Scandal in politics – where is the line?

Written by: Alex Patton
Political Consulting

I have written about political scandal before, but that research seems outdated in today’s political landscape.

Today’s landscape seems bi-polar. Sometime scandal will drive people from office to resign in shame- Sen Franken, Gov Sanford – while other times it just doesn’t POTUS, Gov Northam, Roy Moore.

Where is the line? I am not sure I can answer that, but I did come across a study by Dona-Gene Mitchell in Political Psychology entitled: “Here Today, Gone Tomorrow? Assessing How Timing and Repetition of Scandal Information Affects Candidate Evaluations” (someone on twitter linked to it, and for the life of me I can’t remember who – but I thank them.)

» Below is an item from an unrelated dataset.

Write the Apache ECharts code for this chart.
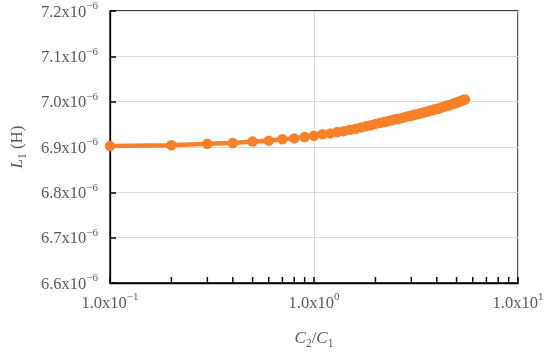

We remember from other blog posts, voters remember negative information more easily and weigh it more heavily.

This specific study uses a panel experiment to look at timing effects. It is an interesting study, but the main criticism is that it assumes media coverage.

Frankly, with today’s state of journalism at the local level NONE of these findings may be applicable. But that is a screed for another day.

Bottom line: scandal matters, but just it REALLY matters when the press covers it AND new information drips out.

Seems like voters punish a candidate for the first hit, but after than voters reach a saturation point and repetition doesn’t really matter than much.

HOWEVER, if NEW information drips out with repetitions of the initial claim, voters will update their perceptions.

When ongoing scandal coverage fails to reveal new details, voters may eventually tune out repeated references to the candidate’s misconduct.”

In addition, the study finds that timing matters a lot because scandal effects decay rapidly – especially late in the campaign.

It is an interesting read, and I suggest you give it a go. Here is a link to the study: Here Today, Gone Tomorrow?

I am interested – what if anything is disqualifying in today’s political climate?

PS – A major takeaway for clients and potential clients: if you have scandalous information best to hang a light on it, early AND make sure you hold nothing back.